La Maison Taylor attache beaucoup d’importance à la qualité de ce brandy, confiant à son équipe technique le soin de veiller à ce que les distillateurs spécialisés dans le domaine lui fournissent un produit très haut de gamme. Au fur et à mesure de son élevage, le vin va s’unir à l’eau-de-vie pour créer une synergie merveilleuse qui exaltera la subtile complexité du porto vieilli.

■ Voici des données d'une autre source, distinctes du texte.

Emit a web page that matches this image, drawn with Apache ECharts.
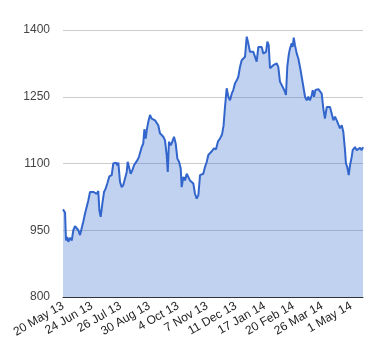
<!DOCTYPE html>
<html>
<head>
<meta charset="utf-8">
<script src="https://cdn.jsdelivr.net/npm/echarts@6/dist/echarts.min.js"></script>
<style>html,body{margin:0;padding:0;background:#fff}#c{width:380px;height:360px}</style>
</head>
<body>
<div id="c"></div>
<script>
// trading-day index (0 = 20 May 13)
var days = [0,1.7,2.5,3.6,4.4,5.8,7.3,8.6,10,11.4,12.8,14.2,15.6,16.9,18.3,19.8,21.1,22.5,23.9,25.3,26.7,28.1,29.4,30.3,31.4,32.8,34.2,35.6,36.9,38.6,
40.6,41.9,43.3,44.2,45.3,46.1,47.5,48.9,50.3,51.7,53.1,53.9,55,56.4,57.8,59.2,60.6,61.9,63.3,64.8,65.6,66.9,67.8,68.9,69.8,71.1,72.5,73.9,75.3,76.7,78.1,79.4,
80.8,82.3,83.6,85,86.4,87.3,88.3,89.8,91.1,92.5,93.9,95.3,96.7,98.1,98.9,100.3,101.7,103.1,104.4,105.8,107.3,108.6,110,111.4,112.8,114.2,115.6,116.9,118.3,119.8,121.1,122.5,
124.2,125.8,127.5,129.2,130.8,132.5,133.8,135,136.4,137.8,139.2,140.6,141.9,143.3,144.8,146.1,147.5,148.9,150.3,151.7,153.1,154.4,155.8,157.3,158.6,160,161.4,162.8,164.2,
165.6,166.9,168.3,169.2,170.3,171.4,172.5,173.9,175.3,176.7,178.1,179.4,180.8,182.3,183.6,185,185.8,186.9,188.1,189.2,190.6,191.4,192.3,193.3,194.8,196.1,197.5,198.9,200.3,201.7,203.1,204.4,205.8,
207.3,208.1,209.2,210.3,211.4,212.8,214.2,215.6,216.9,218.3,219.8,221.1,222.5,223.9,225.3,226.7,228.1,229.4,230.8,232.3,233.6,235,235.8,236.9,238.1,239.2,240.6,241.4,242.5,243.3,244.8,246.1,247.5,248.9,250];
var values = [997,990,927,935,924,933,927,950,959,957,950,939,955,969,987,991,1017,1036,1040,1036,1038,1032,1038,995,980,1010,1036,1044,1055,1071,
1074,1100,1096,1102,1096,1102,1059,1047,1052,1052,1081,1104,1104,1077,1085,1096,1102,1107,1115,1111,1137,1145,1177,1156,1175,1194,1209,1201,1205,1197,1201,1186,
1168,1164,1160,1152,1119,1081,1149,1141,1149,1160,1145,1111,1104,1089,1047,1070,1062,1077,1074,1062,1059,1055,1032,1021,1029,1074,1074,1077,1092,1104,1119,1122,
1128,1134,1132,1150,1156,1165,1185,1227,1269,1250,1242,1257,1265,1280,1287,1295,1317,1332,1336,1340,1385,1370,1351,1347,1351,1347,1329,1362,1360,
1362,1347,1344,1351,1374,1366,1314,1317,1321,1325,1325,1317,1284,1280,1269,1261,1254,1317,1344,1359,1370,1362,1383,1366,1347,1336,1317,1295,1291,1250,1242,1250,1242,
1254,1265,1250,1265,1261,1267,1267,1257,1224,1201,1227,1231,1227,1224,1197,1205,1197,1194,1179,1186,1171,1130,1100,1092,1074,1096,1115,1130,1126,1137,1130,1134,1135,1130,1137];
var tickLabels = ['20 May 13','24 Jun 13','26 Jul 13','30 Aug 13','4 Oct 13','7 Nov 13','11 Dec 13','17 Jan 14','20 Feb 14','26 Mar 14','1 May 14'];
var yTicks = [800, 950, 1100, 1250, 1400];

var chart = echarts.init(document.getElementById('c'), null, {renderer: 'canvas'});
chart.setOption({
  animation: false,
  textStyle: {fontFamily: 'Liberation Sans, Arial, sans-serif'},
  grid: {left: 63, right: 17, top: 30, bottom: 63, containLabel: false},
  xAxis: {
    type: 'value', min: 0, max: 250, interval: 24,
    axisLine: {show: true, onZero: false, lineStyle: {color: '#333', width: 1}},
    axisTick: {show: false},
    splitLine: {show: false},
    axisLabel: {
      rotate: 30, margin: 8, fontSize: 12, color: '#222',
      showMaxLabel: false,
      formatter: function (v) { return (v % 24 === 0 && tickLabels[v / 24]) ? tickLabels[v / 24] : ''; }
    }
  },
  yAxis: {
    type: 'value', min: yTicks[0], max: yTicks[yTicks.length - 1], interval: 150,
    axisLine: {show: false}, axisTick: {show: false},
    splitLine: {lineStyle: {color: '#cccccc', width: 1}},
    axisLabel: {fontSize: 12, color: '#444', margin: 13, formatter: function (v) { return String(v); }}
  },
  series: [{
    type: 'line',
    data: days.map(function (d, i) { return [d, values[i]]; }),
    showSymbol: false, symbol: 'none',
    lineStyle: {color: '#3366cc', width: 2},
    areaStyle: {color: '#3366cc', opacity: 0.3, origin: 'start'}
  }]
});
</script>
</body>
</html>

Après mutage, le vin repose tout l’hiver dans les chais de stockage de Taylor dans la Vallée du Douro, avant d’entreprendre son voyage, au printemps de l’année suivante, vers la côte atlantique. C’est ici, dans les caves de Taylor à Vila Nova de Gaia, que le vin sera élevé, assemblé et mis en bouteille. Pour certains vins, la Maison peut également décider d’un élevage dans son nouvel entrepôt de vieillissement construit à la Quinta de Nogueira dans le Douro. Les vins voyagent aujourd’hui par transporteur routier, mais autrefois c’était via le fleuve Douro, chargé à bord de barques typiques appelées barco rabelo que le vin nouveau gagnait le littoral.
Arrivés à destination, chaque vin est contrôlé puis une décision prise quant à son emploi dans l’élaboration d’un style de porto particulier. Il sera ensuite mis en fût ou en foudre, selon le caractère de porto envisagé, pour commencer son élevage. En tant que vin muté, le porto possède un potentiel de garde impressionnant, capable de vieillir sous bois beaucoup plus longtemps que la plupart des vins. Cela permet une diversité de durées et de modes d’élevage, donnant lieu à des styles de porto très différents. C’est là l’un des aspects les plus fascinants de ce vin, lui assurant une polyvalence hors pair.